— begin —
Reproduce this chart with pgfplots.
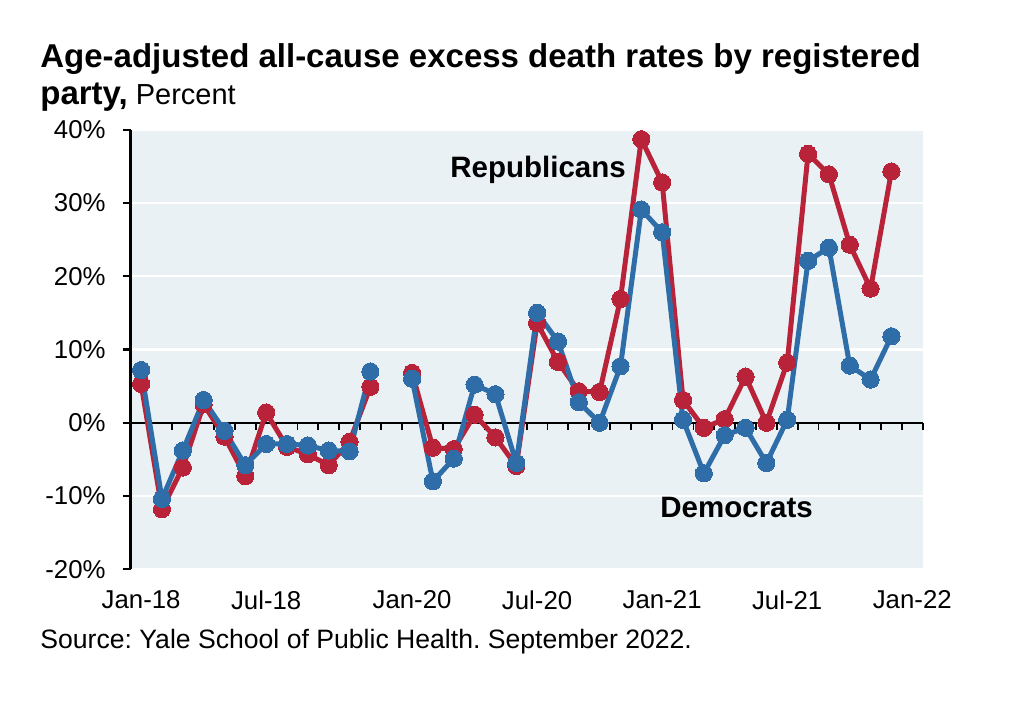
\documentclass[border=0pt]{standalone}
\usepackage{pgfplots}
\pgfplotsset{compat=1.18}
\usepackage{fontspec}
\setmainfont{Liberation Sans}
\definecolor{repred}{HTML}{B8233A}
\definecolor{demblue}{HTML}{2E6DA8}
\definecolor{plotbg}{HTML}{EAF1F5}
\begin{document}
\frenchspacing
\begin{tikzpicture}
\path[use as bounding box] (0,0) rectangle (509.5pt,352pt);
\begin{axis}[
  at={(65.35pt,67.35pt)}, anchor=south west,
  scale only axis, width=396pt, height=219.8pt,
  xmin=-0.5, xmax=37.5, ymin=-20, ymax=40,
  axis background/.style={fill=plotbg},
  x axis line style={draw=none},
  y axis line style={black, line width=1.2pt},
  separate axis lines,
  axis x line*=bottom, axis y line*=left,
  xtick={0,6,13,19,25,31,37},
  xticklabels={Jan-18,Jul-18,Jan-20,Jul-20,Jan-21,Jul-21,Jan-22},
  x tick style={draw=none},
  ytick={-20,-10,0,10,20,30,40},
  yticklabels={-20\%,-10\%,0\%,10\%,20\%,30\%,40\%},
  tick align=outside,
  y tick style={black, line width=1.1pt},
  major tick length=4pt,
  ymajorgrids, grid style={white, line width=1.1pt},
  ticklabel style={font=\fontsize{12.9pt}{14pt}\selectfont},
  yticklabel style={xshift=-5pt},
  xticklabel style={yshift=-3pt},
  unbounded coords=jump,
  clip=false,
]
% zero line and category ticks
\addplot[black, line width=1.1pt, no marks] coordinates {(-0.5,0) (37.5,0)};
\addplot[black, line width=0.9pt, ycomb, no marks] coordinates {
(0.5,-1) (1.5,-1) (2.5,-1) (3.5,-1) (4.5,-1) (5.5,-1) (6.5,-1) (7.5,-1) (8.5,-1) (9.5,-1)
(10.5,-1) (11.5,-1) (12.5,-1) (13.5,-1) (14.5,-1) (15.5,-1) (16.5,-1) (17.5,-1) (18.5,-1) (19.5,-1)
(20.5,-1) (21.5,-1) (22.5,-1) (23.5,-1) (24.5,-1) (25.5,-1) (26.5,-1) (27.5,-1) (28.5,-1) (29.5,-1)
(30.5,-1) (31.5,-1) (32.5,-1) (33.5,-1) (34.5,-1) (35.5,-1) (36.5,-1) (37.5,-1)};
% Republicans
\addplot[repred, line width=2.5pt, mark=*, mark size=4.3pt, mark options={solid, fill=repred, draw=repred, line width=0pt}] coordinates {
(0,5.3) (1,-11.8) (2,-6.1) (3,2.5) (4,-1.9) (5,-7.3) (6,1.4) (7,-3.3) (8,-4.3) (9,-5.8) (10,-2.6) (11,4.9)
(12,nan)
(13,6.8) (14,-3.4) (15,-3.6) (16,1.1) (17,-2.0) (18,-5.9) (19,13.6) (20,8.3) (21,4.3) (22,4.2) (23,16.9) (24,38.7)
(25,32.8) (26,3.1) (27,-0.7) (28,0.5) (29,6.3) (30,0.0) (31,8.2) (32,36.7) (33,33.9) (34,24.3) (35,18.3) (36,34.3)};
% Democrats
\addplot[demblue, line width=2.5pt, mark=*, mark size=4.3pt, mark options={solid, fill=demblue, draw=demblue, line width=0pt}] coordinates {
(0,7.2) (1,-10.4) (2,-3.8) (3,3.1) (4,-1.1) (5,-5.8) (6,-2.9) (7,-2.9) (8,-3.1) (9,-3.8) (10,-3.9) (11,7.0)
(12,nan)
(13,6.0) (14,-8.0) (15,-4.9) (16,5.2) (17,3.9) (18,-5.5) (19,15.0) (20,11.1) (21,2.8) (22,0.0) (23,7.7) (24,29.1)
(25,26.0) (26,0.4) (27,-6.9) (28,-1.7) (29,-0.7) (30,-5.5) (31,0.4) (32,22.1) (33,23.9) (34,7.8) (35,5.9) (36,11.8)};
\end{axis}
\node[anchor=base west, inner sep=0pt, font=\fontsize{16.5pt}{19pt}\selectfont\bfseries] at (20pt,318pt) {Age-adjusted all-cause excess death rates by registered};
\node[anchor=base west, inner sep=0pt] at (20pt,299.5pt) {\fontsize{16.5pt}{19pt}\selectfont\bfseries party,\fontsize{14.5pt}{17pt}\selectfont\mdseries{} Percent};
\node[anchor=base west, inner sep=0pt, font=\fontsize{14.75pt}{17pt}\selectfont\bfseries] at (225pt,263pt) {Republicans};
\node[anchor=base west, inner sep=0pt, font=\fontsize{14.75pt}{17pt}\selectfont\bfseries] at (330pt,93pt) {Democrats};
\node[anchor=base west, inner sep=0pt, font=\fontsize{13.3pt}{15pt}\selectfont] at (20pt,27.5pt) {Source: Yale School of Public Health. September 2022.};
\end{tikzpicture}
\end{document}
— end —
_Exercise requirements_: Print out the lines exactly, skipping any picture.

_Worked answer_:
Reproduce this chart with pgfplots.
\documentclass[border=0pt]{standalone}
\usepackage{pgfplots}
\pgfplotsset{compat=1.18}
\usepackage{fontspec}
\setmainfont{Liberation Sans}
\definecolor{repred}{HTML}{B8233A}
\definecolor{demblue}{HTML}{2E6DA8}
\definecolor{plotbg}{HTML}{EAF1F5}
\begin{document}
\frenchspacing
\begin{tikzpicture}
\path[use as bounding box] (0,0) rectangle (509.5pt,352pt);
\begin{axis}[
  at={(65.35pt,67.35pt)}, anchor=south west,
  scale only axis, width=396pt, height=219.8pt,
  xmin=-0.5, xmax=37.5, ymin=-20, ymax=40,
  axis background/.style={fill=plotbg},
  x axis line style={draw=none},
  y axis line style={black, line width=1.2pt},
  separate axis lines,
  axis x line*=bottom, axis y line*=left,
  xtick={0,6,13,19,25,31,37},
  xticklabels={Jan-18,Jul-18,Jan-20,Jul-20,Jan-21,Jul-21,Jan-22},
  x tick style={draw=none},
  ytick={-20,-10,0,10,20,30,40},
  yticklabels={-20\%,-10\%,0\%,10\%,20\%,30\%,40\%},
  tick align=outside,
  y tick style={black, line width=1.1pt},
  major tick length=4pt,
  ymajorgrids, grid style={white, line width=1.1pt},
  ticklabel style={font=\fontsize{12.9pt}{14pt}\selectfont},
  yticklabel style={xshift=-5pt},
  xticklabel style={yshift=-3pt},
  unbounded coords=jump,
  clip=false,
]
% zero line and category ticks
\addplot[black, line width=1.1pt, no marks] coordinates {(-0.5,0) (37.5,0)};
\addplot[black, line width=0.9pt, ycomb, no marks] coordinates {
(0.5,-1) (1.5,-1) (2.5,-1) (3.5,-1) (4.5,-1) (5.5,-1) (6.5,-1) (7.5,-1) (8.5,-1) (9.5,-1)
(10.5,-1) (11.5,-1) (12.5,-1) (13.5,-1) (14.5,-1) (15.5,-1) (16.5,-1) (17.5,-1) (18.5,-1) (19.5,-1)
(20.5,-1) (21.5,-1) (22.5,-1) (23.5,-1) (24.5,-1) (25.5,-1) (26.5,-1) (27.5,-1) (28.5,-1) (29.5,-1)
(30.5,-1) (31.5,-1) (32.5,-1) (33.5,-1) (34.5,-1) (35.5,-1) (36.5,-1) (37.5,-1)};
% Republicans
\addplot[repred, line width=2.5pt, mark=*, mark size=4.3pt, mark options={solid, fill=repred, draw=repred, line width=0pt}] coordinates {
(0,5.3) (1,-11.8) (2,-6.1) (3,2.5) (4,-1.9) (5,-7.3) (6,1.4) (7,-3.3) (8,-4.3) (9,-5.8) (10,-2.6) (11,4.9)
(12,nan)
(13,6.8) (14,-3.4) (15,-3.6) (16,1.1) (17,-2.0) (18,-5.9) (19,13.6) (20,8.3) (21,4.3) (22,4.2) (23,16.9) (24,38.7)
(25,32.8) (26,3.1) (27,-0.7) (28,0.5) (29,6.3) (30,0.0) (31,8.2) (32,36.7) (33,33.9) (34,24.3) (35,18.3) (36,34.3)};
% Democrats
\addplot[demblue, line width=2.5pt, mark=*, mark size=4.3pt, mark options={solid, fill=demblue, draw=demblue, line width=0pt}] coordinates {
(0,7.2) (1,-10.4) (2,-3.8) (3,3.1) (4,-1.1) (5,-5.8) (6,-2.9) (7,-2.9) (8,-3.1) (9,-3.8) (10,-3.9) (11,7.0)
(12,nan)
(13,6.0) (14,-8.0) (15,-4.9) (16,5.2) (17,3.9) (18,-5.5) (19,15.0) (20,11.1) (21,2.8) (22,0.0) (23,7.7) (24,29.1)
(25,26.0) (26,0.4) (27,-6.9) (28,-1.7) (29,-0.7) (30,-5.5) (31,0.4) (32,22.1) (33,23.9) (34,7.8) (35,5.9) (36,11.8)};
\end{axis}
\node[anchor=base west, inner sep=0pt, font=\fontsize{16.5pt}{19pt}\selectfont\bfseries] at (20pt,318pt) {Age-adjusted all-cause excess death rates by registered};
\node[anchor=base west, inner sep=0pt] at (20pt,299.5pt) {\fontsize{16.5pt}{19pt}\selectfont\bfseries party,\fontsize{14.5pt}{17pt}\selectfont\mdseries{} Percent};
\node[anchor=base west, inner sep=0pt, font=\fontsize{14.75pt}{17pt}\selectfont\bfseries] at (225pt,263pt) {Republicans};
\node[anchor=base west, inner sep=0pt, font=\fontsize{14.75pt}{17pt}\selectfont\bfseries] at (330pt,93pt) {Democrats};
\node[anchor=base west, inner sep=0pt, font=\fontsize{13.3pt}{15pt}\selectfont] at (20pt,27.5pt) {Source: Yale School of Public Health. September 2022.};
\end{tikzpicture}
\end{document}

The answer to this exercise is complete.